RECORDS FOR THIS EXERCISE:
********************
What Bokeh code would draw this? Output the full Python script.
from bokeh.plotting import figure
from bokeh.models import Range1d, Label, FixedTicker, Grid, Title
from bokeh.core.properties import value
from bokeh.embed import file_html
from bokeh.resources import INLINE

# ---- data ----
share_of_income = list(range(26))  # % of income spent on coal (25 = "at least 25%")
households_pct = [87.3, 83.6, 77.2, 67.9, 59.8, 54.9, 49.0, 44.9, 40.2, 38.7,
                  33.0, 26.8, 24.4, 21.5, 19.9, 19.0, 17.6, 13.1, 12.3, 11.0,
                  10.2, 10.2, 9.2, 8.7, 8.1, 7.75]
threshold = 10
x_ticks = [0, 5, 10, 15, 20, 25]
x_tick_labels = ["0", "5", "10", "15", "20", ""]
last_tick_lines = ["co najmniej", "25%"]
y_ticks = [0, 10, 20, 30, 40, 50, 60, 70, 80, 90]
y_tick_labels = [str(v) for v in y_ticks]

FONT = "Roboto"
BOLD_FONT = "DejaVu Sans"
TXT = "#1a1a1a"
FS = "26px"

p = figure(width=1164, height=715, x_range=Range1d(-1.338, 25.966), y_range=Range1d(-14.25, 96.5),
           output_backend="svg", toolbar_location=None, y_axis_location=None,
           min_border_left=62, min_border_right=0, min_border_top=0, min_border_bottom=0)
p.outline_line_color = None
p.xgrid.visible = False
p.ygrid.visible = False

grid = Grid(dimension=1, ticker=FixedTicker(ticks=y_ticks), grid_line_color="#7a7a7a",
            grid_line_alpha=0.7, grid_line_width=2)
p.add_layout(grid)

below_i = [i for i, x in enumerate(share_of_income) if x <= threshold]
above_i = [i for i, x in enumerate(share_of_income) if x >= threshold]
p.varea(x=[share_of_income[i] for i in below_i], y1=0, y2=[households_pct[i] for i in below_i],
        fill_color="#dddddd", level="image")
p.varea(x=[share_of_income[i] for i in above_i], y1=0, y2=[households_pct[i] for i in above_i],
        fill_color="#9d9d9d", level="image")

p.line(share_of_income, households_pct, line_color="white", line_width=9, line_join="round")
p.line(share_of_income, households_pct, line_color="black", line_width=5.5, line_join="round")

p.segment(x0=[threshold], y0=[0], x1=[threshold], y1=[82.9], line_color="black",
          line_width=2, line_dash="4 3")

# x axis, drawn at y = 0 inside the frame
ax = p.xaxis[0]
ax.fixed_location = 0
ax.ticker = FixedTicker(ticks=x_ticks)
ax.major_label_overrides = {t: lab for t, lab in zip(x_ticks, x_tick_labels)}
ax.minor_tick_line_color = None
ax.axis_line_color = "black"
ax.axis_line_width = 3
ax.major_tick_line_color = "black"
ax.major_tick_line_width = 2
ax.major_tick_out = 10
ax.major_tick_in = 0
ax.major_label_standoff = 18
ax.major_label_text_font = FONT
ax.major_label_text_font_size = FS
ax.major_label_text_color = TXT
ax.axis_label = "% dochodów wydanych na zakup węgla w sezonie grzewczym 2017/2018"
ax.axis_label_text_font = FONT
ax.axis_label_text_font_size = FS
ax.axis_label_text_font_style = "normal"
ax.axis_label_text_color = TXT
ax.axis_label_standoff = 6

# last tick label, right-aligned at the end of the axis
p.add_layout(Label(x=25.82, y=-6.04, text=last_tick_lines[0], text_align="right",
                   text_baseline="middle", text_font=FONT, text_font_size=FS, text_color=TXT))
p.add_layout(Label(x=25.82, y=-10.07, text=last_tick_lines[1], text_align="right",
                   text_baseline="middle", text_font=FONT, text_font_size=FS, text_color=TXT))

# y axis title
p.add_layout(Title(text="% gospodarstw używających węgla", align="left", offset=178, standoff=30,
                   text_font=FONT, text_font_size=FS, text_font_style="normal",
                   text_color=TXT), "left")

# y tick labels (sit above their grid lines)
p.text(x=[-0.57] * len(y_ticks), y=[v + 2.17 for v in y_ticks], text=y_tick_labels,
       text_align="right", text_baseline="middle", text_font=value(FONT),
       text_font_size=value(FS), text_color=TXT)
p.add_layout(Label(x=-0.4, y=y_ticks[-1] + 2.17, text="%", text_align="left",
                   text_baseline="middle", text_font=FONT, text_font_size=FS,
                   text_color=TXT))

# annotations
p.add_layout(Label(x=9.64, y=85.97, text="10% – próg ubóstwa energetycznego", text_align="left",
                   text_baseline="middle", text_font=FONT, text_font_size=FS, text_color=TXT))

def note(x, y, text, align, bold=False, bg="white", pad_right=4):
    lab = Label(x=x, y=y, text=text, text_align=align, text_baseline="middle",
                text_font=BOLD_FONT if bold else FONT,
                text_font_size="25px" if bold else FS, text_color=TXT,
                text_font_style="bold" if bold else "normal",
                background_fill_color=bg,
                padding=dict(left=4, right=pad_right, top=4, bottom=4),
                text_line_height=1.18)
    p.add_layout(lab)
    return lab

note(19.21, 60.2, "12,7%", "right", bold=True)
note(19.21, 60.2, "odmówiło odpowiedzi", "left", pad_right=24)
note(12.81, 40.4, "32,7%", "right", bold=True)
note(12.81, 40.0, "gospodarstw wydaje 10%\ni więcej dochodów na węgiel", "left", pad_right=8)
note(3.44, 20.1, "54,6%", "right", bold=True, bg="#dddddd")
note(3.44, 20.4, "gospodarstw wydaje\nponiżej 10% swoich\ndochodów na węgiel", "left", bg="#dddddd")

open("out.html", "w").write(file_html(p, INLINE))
********************
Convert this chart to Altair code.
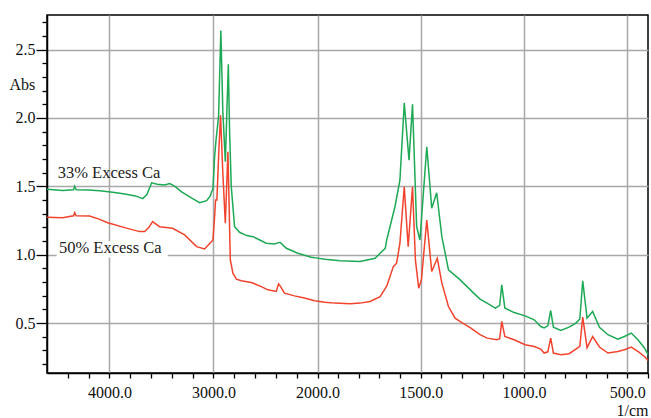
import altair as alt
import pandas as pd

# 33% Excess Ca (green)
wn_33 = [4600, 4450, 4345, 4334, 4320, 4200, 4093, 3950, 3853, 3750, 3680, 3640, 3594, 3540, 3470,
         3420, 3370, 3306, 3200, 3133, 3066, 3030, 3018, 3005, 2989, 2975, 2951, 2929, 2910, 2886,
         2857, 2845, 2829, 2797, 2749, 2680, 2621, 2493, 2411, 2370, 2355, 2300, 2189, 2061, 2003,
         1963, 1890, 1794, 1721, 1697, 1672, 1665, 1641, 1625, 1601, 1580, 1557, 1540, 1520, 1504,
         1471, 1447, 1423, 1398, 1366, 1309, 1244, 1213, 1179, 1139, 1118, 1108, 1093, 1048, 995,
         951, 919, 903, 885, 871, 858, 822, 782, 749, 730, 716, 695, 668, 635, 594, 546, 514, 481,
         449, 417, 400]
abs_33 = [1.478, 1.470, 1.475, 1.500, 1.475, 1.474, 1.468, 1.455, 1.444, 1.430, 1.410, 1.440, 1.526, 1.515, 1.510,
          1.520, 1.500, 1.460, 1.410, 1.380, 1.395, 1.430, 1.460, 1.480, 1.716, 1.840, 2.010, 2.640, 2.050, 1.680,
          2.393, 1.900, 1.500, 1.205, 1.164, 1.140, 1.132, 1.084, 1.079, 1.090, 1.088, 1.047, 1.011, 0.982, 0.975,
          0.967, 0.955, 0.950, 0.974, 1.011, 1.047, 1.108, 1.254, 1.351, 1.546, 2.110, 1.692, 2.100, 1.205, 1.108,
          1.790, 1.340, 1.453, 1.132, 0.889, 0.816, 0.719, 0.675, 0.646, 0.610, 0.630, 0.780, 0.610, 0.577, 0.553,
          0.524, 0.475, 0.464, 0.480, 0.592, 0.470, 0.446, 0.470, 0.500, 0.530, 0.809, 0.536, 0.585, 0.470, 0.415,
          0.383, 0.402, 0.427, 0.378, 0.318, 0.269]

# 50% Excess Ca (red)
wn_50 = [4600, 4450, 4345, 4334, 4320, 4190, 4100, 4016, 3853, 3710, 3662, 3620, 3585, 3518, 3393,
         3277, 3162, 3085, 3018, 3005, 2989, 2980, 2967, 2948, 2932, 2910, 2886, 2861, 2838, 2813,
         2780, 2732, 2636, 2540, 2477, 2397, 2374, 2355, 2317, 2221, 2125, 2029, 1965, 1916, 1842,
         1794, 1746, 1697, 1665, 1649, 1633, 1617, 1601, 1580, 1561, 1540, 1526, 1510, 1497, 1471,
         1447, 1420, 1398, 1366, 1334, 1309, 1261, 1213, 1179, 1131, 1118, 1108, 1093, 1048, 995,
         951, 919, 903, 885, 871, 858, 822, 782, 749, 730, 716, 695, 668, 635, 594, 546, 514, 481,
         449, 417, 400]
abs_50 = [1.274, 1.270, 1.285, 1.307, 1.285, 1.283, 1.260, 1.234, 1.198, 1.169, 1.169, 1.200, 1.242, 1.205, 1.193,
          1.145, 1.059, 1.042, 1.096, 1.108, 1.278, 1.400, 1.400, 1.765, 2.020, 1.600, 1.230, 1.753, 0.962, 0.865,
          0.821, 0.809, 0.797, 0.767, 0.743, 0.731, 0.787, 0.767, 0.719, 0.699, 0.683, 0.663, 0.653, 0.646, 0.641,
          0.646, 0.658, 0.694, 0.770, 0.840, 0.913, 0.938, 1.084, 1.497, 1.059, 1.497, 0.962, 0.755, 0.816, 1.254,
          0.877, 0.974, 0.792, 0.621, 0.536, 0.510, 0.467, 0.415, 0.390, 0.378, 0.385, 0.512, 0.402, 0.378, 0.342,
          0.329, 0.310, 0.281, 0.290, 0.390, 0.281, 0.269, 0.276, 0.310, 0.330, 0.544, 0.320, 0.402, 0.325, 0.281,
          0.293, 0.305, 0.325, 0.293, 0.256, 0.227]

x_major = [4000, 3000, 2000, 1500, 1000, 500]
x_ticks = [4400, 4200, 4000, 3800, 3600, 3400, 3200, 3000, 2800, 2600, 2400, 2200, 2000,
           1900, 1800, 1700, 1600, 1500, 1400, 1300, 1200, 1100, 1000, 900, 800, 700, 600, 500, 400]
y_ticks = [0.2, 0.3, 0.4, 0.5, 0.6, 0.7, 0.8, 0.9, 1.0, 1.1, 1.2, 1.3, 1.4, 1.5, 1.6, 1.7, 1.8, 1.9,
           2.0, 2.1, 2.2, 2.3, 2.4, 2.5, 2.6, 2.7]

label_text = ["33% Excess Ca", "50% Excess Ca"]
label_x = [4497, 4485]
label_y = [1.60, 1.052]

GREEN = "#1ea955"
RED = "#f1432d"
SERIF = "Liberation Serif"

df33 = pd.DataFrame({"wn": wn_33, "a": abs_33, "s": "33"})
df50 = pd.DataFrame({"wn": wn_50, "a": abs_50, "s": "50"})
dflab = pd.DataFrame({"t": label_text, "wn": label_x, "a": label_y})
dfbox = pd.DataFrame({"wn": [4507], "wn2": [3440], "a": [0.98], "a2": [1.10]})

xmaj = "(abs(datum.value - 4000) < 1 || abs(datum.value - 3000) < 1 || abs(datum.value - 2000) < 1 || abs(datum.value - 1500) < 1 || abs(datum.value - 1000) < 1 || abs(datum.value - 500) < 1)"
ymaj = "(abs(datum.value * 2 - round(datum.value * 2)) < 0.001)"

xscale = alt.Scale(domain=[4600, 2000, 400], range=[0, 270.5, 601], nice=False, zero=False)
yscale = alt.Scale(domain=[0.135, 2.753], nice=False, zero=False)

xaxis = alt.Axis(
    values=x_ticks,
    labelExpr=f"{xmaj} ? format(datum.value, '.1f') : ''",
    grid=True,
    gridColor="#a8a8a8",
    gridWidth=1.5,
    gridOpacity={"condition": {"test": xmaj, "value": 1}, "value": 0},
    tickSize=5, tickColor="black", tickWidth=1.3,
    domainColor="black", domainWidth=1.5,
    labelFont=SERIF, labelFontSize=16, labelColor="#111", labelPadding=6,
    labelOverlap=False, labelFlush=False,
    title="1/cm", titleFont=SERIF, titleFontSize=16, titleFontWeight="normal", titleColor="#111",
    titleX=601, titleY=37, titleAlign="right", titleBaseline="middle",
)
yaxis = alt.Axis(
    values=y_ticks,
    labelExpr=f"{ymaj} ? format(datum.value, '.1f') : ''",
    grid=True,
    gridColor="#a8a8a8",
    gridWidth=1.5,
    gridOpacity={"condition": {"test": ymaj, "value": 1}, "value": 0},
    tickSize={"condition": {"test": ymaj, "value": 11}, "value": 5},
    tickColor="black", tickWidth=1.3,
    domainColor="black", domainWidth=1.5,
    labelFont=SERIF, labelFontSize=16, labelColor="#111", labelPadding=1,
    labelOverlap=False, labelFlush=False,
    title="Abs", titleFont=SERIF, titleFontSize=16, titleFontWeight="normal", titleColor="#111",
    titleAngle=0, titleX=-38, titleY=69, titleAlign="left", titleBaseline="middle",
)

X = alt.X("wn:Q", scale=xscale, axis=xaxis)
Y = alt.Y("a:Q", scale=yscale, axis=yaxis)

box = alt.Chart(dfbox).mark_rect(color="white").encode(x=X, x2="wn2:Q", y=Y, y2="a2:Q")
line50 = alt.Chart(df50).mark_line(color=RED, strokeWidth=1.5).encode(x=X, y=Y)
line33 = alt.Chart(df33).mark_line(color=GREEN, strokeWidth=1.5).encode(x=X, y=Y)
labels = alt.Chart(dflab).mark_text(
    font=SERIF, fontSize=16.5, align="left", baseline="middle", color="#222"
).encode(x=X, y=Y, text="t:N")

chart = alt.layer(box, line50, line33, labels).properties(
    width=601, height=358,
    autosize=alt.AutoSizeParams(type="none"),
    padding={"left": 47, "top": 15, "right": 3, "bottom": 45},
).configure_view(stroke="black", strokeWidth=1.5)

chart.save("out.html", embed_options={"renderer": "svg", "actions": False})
********************
WHAT YOU NEED TO DO:
Reproduce, word for word, only the lines in the records above from the line with "Convert this chart to Altair code." through the line with "import pandas as pd", including both ends; omit the pictures.

RESULT:
Convert this chart to Altair code.
import altair as alt
import pandas as pd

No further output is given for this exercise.